2008-02-21 / Editorial

To what end attenuation?

MONO COUNCIL is to be congratulated for backing away from its plan to expropriate an acreage adjacent to its garbage dump in an effort to contain the expanding leachate plume within the boundaries of the licensed site.

Although congratulations are in order, and the decision was not surprising, we find it difficult to understand why Mono would have countenanced expropriation in the first place.

Mono, as some will recall, was host for a series of Headwaters Conferences featuring noted politicians such as David Crombie and a number of groundwater professionals, such as Dr. David Rudolph of the University of Waterloo, in the early 1990s. The themes included "There's always someone downstream," and "No more flush and forget."

The conferences did not deal specifically with landfill sites, but Mr. Rudolph said, "It doesn't take much ... leachate from a landfill to contaminate quite a lot of water."
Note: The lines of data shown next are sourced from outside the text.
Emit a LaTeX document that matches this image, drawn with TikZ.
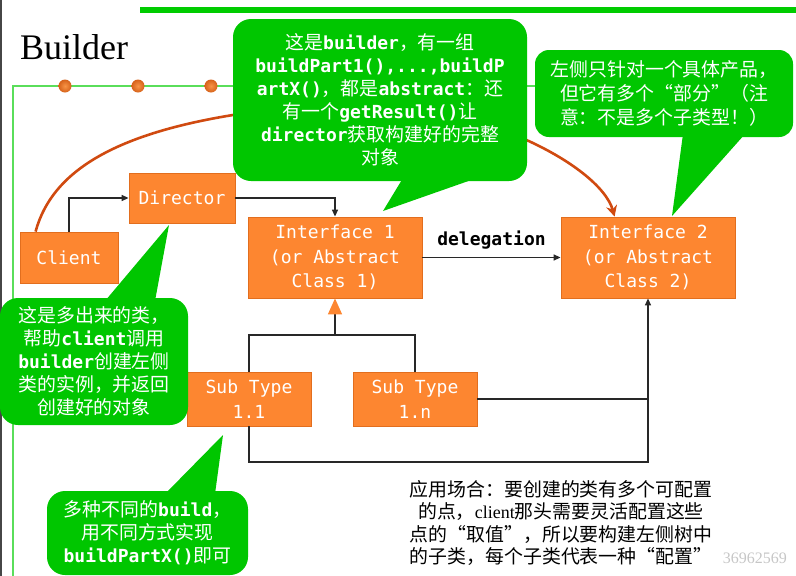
\documentclass[tikz,border=0pt]{standalone}
\usepackage{fontspec}
\usetikzlibrary{arrows.meta,calc,shadings}
\newfontfamily\mono{DejaVu Sans Mono}
\newfontfamily\cjk[Scale=1.05]{Noto Sans CJK SC}
\newfontfamily\serif{Liberation Serif}
\newcommand\zh[1]{{\cjk\mdseries #1}}
\definecolor{boxfill}{RGB}{253,134,48}
\definecolor{boxedge}{RGB}{226,110,30}
\definecolor{bubgreen}{RGB}{0,198,0}
\definecolor{framegreen}{RGB}{90,222,90}
\definecolor{topgreen}{RGB}{0,204,0}
\definecolor{curvecol}{RGB}{208,74,16}
\definecolor{dotin}{RGB}{248,148,70}
\definecolor{dotout}{RGB}{214,98,26}
\definecolor{linecol}{RGB}{40,40,40}
\definecolor{bordergray}{RGB}{70,70,70}
\tikzset{
  box/.style={draw=boxedge, line width=0.8pt, fill=boxfill, text=white, align=center, inner sep=0pt,
    font=\mono\fontsize{18}{24.5}\selectfont},
  bubble/.style={fill=bubgreen, rounded corners=18pt, text=white, align=center, inner sep=0pt},
  bubtext/.style={font=\mono\bfseries\fontsize{18}{23}\selectfont},
  wire/.style={draw=linecol, line width=1.4pt},
  conn/.style={wire, -{Triangle[length=7pt,width=6pt]}},
  dot/.style={inner color=dotin, outer color=dotout},
}
\begin{document}
\begin{tikzpicture}[x=1pt,y=-1pt]
\useasboundingbox (0,0) rectangle (796,576);
% page decorations
\draw[bordergray, line width=2pt] (1,0) -- (1,576);
\fill[topgreen] (140,7) rectangle (796,13);
\node[anchor=base west, font=\serif\fontsize{36}{36}\selectfont, inner sep=0pt] (title) at (20,59) {Builder};
\draw[framegreen, line width=1.2pt] (13,576) -- (13,86) -- (560,86);
\shade[dot] (65,86) circle (6.5);
\shade[dot] (138,86) circle (6.5);
\shade[dot] (211,86) circle (6.5);

% boxes
\node[box, minimum width=98pt, minimum height=51pt] (client) at (69,257.5) {Client};
\node[box, minimum width=106pt, minimum height=50pt] (director) at (182,198) {Director};
\node[box, minimum width=174pt, minimum height=81pt] (i1) at (335,257.5) {Interface 1\\(or Abstract\\Class 1)};
\node[box, minimum width=174pt, minimum height=81pt] (i2) at (648,257.5) {Interface 2\\(or Abstract\\Class 2)};
\node[box, minimum width=124pt, minimum height=54pt] (s11) at (249,399) {Sub Type\\1.1};
\node[box, minimum width=124pt, minimum height=54pt] (s1n) at (415,399) {Sub Type\\1.n};

% orange curve (drawn behind big bubble)
\draw[curvecol, line width=2.6pt, -{Stealth[length=11pt,width=11pt]}]
  ($(client.north west)+(16,0)$) .. controls (55,160) and (140,118) .. (330,104)
  .. controls (470,95) and (600,165) .. ($(i2.north west)+(54,0)$);

% big bubble
\node[bubble, bubtext, minimum width=294pt, minimum height=162pt] (b1) at (380,100)
 {\zh{这是}builder\zh{，有一组}\\buildPart1(),...,buildP\\artX()\zh{，都是}abstract\zh{：还}\\\zh{有一个}getResult()\zh{让}\\director\zh{获取构建好的完整}\\\zh{对象}};
\fill[bubgreen] (403,178) -- (477,178) -- (383,211) -- cycle;

% right bubble
\node[bubble, rounded corners=14pt, minimum width=258pt, minimum height=87pt,
  font=\cjk\fontsize{18}{24}\selectfont] (b2) at (664,93.5)
 {左侧只针对一个具体产品，\\但它有多个“部分”（注\\意：不是多个子类型！）};
\fill[bubgreen] (683,134) -- (745,134) -- (672,216) -- cycle;

% connectors
\draw[conn] (client.north) |- (director.west);
\draw[conn] (director.east) -| (i1.north);
\draw[conn] (i1.east) -- node[above=4pt, font=\mono\bfseries\fontsize{18}{18}\selectfont, text=black] (dlg) {delegation} (i2.west);
\coordinate (j1) at (335,335);
\draw[wire] (s11.north) |- (j1) -| (s1n.north);
\draw[wire, -{Triangle[length=16pt,width=14pt,fill=boxfill,color=boxfill]}] (j1) -- (i1.south);
\coordinate (j2) at (648,462);
\draw[wire] (s1n.east) -- (s1n.east -| i2.south);
\draw[conn] (s11.south) |- (j2) -- (i2.south);

% director bubble
\node[bubble, bubtext, minimum width=188pt, minimum height=127pt] (b3) at (94,361.5)
 {\zh{这是多出来的类，}\\\zh{帮助}client\zh{调用}\\builder\zh{创建左侧}\\\zh{类的实例，并返回}\\\zh{创建好的对象}};
\fill[bubgreen] (105,301) -- (155,301) -- (169,225) -- cycle;

% sub type bubble
\node[bubble, bubtext, minimum width=201pt, minimum height=84pt] (b4) at (147.5,533)
 {\zh{多种不同的}build\zh{，}\\\zh{用不同方式实现}\\buildPartX()\zh{即可}};
\fill[bubgreen] (165,494) -- (215,494) -- (223,435) -- cycle;

% note and watermark
\node[align=center, text=black, font=\cjk\fontsize{18}{22.5}\selectfont] (note) at (561,523)
 {应用场合：要创建的类有多个可配置\\的点，{\serif client}那头需要灵活配置这些\\点的“取值”，所以要构建左侧树中\\的子类，每个子类代表一种“配置”};
\node[anchor=base east, text=gray!45, font=\serif\fontsize{16}{16}\selectfont, inner sep=0pt] (wm) at (787,563) {36962569};
\end{tikzpicture}
\end{document}
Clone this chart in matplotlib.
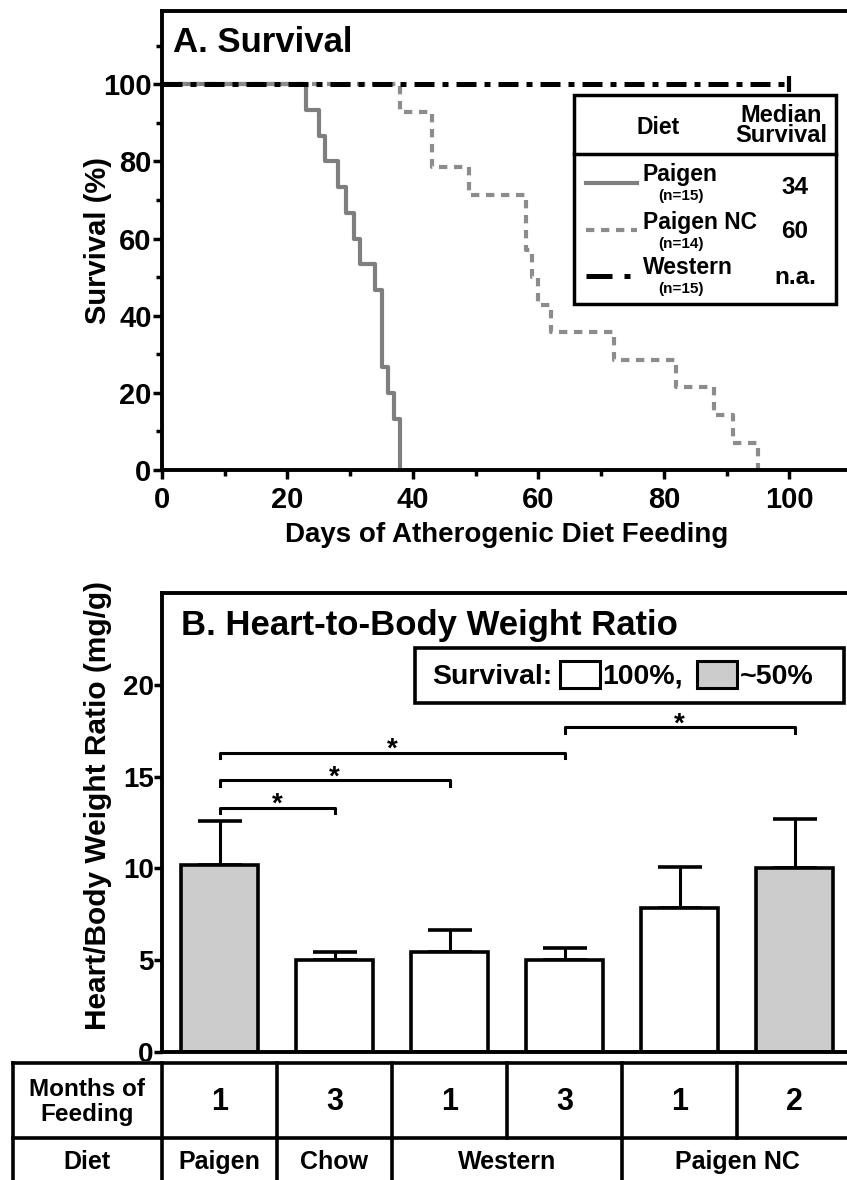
import matplotlib
matplotlib.use('Agg')
import matplotlib.pyplot as plt
from matplotlib.patches import Rectangle
from matplotlib.lines import Line2D
from matplotlib.transforms import Affine2D
import numpy as np

plt.rcParams['font.family'] = ['Liberation Sans', 'DejaVu Sans']
plt.rcParams['font.weight'] = 'bold'

# A. survival curves (step points)
paigen_days = [0, 23, 25, 26, 28, 29.3, 30.6, 31.5, 34, 35, 36, 37, 38]
paigen_surv = [100, 93.3, 86.7, 80, 73.3, 66.7, 60, 53.3, 46.7, 26.7, 20, 13.3, 0]
nc_days = [0, 38, 43, 49, 58, 59, 60, 62, 72, 82, 88, 91, 95]
nc_surv = [100, 92.9, 78.6, 71.4, 57.1, 50, 42.9, 35.7, 28.6, 21.4, 14.3, 7.1, 0]
western_days = [0, 100]
western_surv = [100, 100]
leg_names = ['Paigen', 'Paigen NC', 'Western']
leg_n = ['(n=15)', '(n=14)', '(n=15)']
leg_median = ['34', '60', 'n.a.']

# B. heart-to-body weight ratio
months = ['1', '3', '1', '3', '1', '2']
ratio = [10.2, 5.0, 5.45, 5.0, 7.85, 10.0]
sem = [2.4, 0.45, 1.2, 0.65, 2.2, 2.7]
half_survival = [True, False, False, False, False, True]
diets = ['Paigen', 'Chow', 'Western', 'Paigen NC']
diet_span = [1, 1, 2, 2]
sig_pairs = [(0, 1), (0, 2), (0, 3), (3, 5)]
sig_y = [13.3, 14.8, 16.3, 17.7]

W, H = 847, 1180
fig = plt.figure(figsize=(W / 100, H / 100), dpi=100)
# pixel coords, origin top-left
pix = Affine2D().scale(1 / W, -1 / H).translate(0, 1) + fig.transFigure


def add_ax(l, t, r, b):
    return fig.add_axes([l / W, 1 - b / H, (r - l) / W, (b - t) / H])


LW = 2.8
GRAY = '#cccccc'

# ---------------- panel A
axA = add_ax(162, 11, 852, 470)
axA.step(paigen_days, paigen_surv, where='post', color='#7f7f7f', lw=3, zorder=2)
axA.step(nc_days, nc_surv, where='post', color='#8c8c8c', lw=3, dashes=(2, 1.6), zorder=2)
axA.plot(western_days, western_surv, color='black', lw=3.6, dashes=(4, 1.6, 1.2, 1.6),
         zorder=3, clip_on=False)
axA.plot(western_days[-1], western_surv[-1], marker='|', ms=11, mew=3, color='black',
         clip_on=False, zorder=3)
axA.set_xlim(0, 110)
axA.set_ylim(0, 119)
axA.set_xticks(range(0, 101, 20))
axA.set_xticks(range(10, 111, 20), minor=True)
axA.set_yticks(range(0, 101, 20))
axA.set_yticks(range(10, 111, 20), minor=True)
axA.tick_params(which='major', length=6.5, width=2.5, labelsize=21)
axA.tick_params(axis='y', which='major', pad=1)
axA.tick_params(axis='x', which='major', pad=5)
axA.tick_params(which='minor', length=4, width=2.5)
for s in axA.spines.values():
    s.set_linewidth(LW)
axA.spines['right'].set_visible(False)
axA.set_xlabel('Days of Atherogenic Diet Feeding', fontsize=20, fontweight='bold')
axA.xaxis.label.set_va('center')
axA.xaxis.set_label_coords(0.5, -0.142)
axA.set_ylabel('Survival (%)', fontsize=21, fontweight='bold')
axA.yaxis.label.set_va('center')
axA.yaxis.set_label_coords(-0.093, 0.5)
fig.text(173, 42, 'A. Survival', transform=pix, va='center', fontsize=25)

# legend table of panel A
fig.add_artist(Rectangle((574, 95), 262, 209, transform=pix, fc='white', ec='black', lw=2.5))
fig.add_artist(Line2D([574, 836], [154, 154], transform=pix, color='black', lw=2.5))
fig.text(658, 127, 'Diet', transform=pix, ha='center', va='center', fontsize=16.5)
fig.text(781, 115, 'Median', transform=pix, ha='center', va='center', fontsize=17)
fig.text(781, 136, 'Survival', transform=pix, ha='center', va='center', fontsize=17)
row_y = [175, 223, 267]
n_y = [196, 244, 289]
med_y = [188, 232, 277]
for k in range(3):
    fig.text(643, row_y[k], leg_names[k], transform=pix, va='center', fontsize=16.5)
    fig.text(681, n_y[k], leg_n[k], transform=pix, ha='center', va='center', fontsize=11)
    fig.text(795, med_y[k], leg_median[k], transform=pix, ha='center', va='center',
             fontsize=17.5)
fig.add_artist(Line2D([586, 637], [183, 183], transform=pix, color='#7f7f7f', lw=3))
fig.add_artist(Line2D([586, 637], [230, 230], transform=pix, color='#8c8c8c', lw=3,
                      dashes=(2, 1.6)))
fig.add_artist(Line2D([586, 612], [276, 276], transform=pix, color='black', lw=3.6,
                      solid_capstyle='butt'))
fig.add_artist(Line2D([624, 630], [276, 276], transform=pix, color='black', lw=3.6,
                      solid_capstyle='butt'))

# ---------------- panel B
axB = add_ax(162, 593, 852, 1052)
x = np.arange(len(ratio))
colors = [GRAY if h else 'white' for h in half_survival]
axB.bar(x, ratio, width=0.67, color=colors, edgecolor='black', lw=2.6, zorder=2)
axB.errorbar(x, ratio, yerr=[np.zeros(len(sem)), sem], fmt='none', ecolor='black',
             elinewidth=2.2, capsize=15.5, capthick=2.6, zorder=1)
for (i, j), y in zip(sig_pairs, sig_y):
    axB.plot([i, i, j, j], [y - 0.3, y, y, y - 0.3], color='black', lw=2.2)
    axB.annotate('*', ((i + j) / 2, y), xytext=(0, 2), textcoords='offset points',
                 ha='center', va='center', fontsize=20)
axB.set_xlim(-0.5, 5.5)
axB.set_ylim(0, 25)
axB.set_xticks([])
axB.set_yticks(range(0, 21, 5))
axB.tick_params(axis='y', length=5.5, width=2.5, labelsize=20, pad=0.5)
for s in axB.spines.values():
    s.set_linewidth(LW)
axB.spines['right'].set_visible(False)
axB.set_ylabel('Heart/Body Weight Ratio (mg/g)', fontsize=21.5, fontweight='bold')
axB.yaxis.label.set_va('center')
axB.yaxis.set_label_coords(-0.093, 0.536)
fig.text(181, 625, 'B. Heart-to-Body Weight Ratio', transform=pix, va='center', fontsize=25)

# legend of panel B
fig.add_artist(Rectangle((415, 648), 429, 55, transform=pix, fc='white', ec='black', lw=2.6))
fig.text(432, 677, 'Survival:', transform=pix, va='center', fontsize=20.5)
fig.add_artist(Rectangle((560, 661), 40, 27, transform=pix, fc='white', ec='black', lw=2.2))
fig.text(602, 677, '100%,', transform=pix, va='center', fontsize=20.5)
fig.add_artist(Rectangle((697, 661), 40, 27, transform=pix, fc=GRAY, ec='black', lw=2.2))
fig.text(740, 677, '~50%', transform=pix, va='center', fontsize=20.5)

# ---------------- table under panel B (x in bar units, y in pixel rows)
tax = add_ax(0, 1061, 852, 1180)
tax.set_zorder(5)
tax.set_facecolor('white')
tax.set_xticks([])
tax.set_yticks([])
for s in tax.spines.values():
    s.set_visible(False)
x_left = -0.5 - 162 * 6 / 690
tax.set_xlim(x_left, 5.5)
tax.set_ylim(1180, 1061)
t_left = -1.8
tkw = dict(color='black', lw=2.6, clip_on=False)
tax.plot([t_left, 5.6], [1063, 1063], **tkw)
tax.plot([t_left, 5.6], [1138, 1138], **tkw)
tax.plot([t_left, t_left], [1063, 1185], **tkw)
for k in range(len(months)):
    tax.plot([k - 0.5, k - 0.5], [1063, 1138], **tkw)
    tax.text(k, 1102, months[k], ha='center', va='center', fontsize=22)
tax.text((t_left - 0.5) / 2, 1102, 'Months of\nFeeding', ha='center', va='center',
         fontsize=17.5, linespacing=1.1)
tax.text((t_left - 0.5) / 2, 1162, 'Diet', ha='center', va='center', fontsize=18)
start = 0
for name, span in zip(diets, diet_span):
    tax.plot([start - 0.5, start - 0.5], [1138, 1185], **tkw)
    tax.text(start + (span - 1) / 2, 1162, name, ha='center', va='center', fontsize=18)
    start += span

fig.savefig('out.png', dpi=100)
Those conferences occurred at about the same time as Dufferin was beginning its search for a preferred landfill site. Mono was not in the running for such an undertaking, partly because of its terrain but more importantly because of the nature of its soil.

The final choice was for the East Luther tract, chosen because the site is atop impermeable clay. Even so, the proposed engineered dump would have required a liner, leachate pumps, and possibly methane collection.

Given the background of environmental workshops, and Mono's pride in being headwaters for four river systems and in both the Niagara Escarpment and the Oak Ridge Moraine, it was surprising that the council considered expanding the area of its dump.

The time has come for Mono, Melancthon, Mulmur and Amaranth to look at closing their dumps and getting fully on board with Dufferin's gasification plans, finally ensuring that we aren't contaminating groundwater for the "someone else downstream."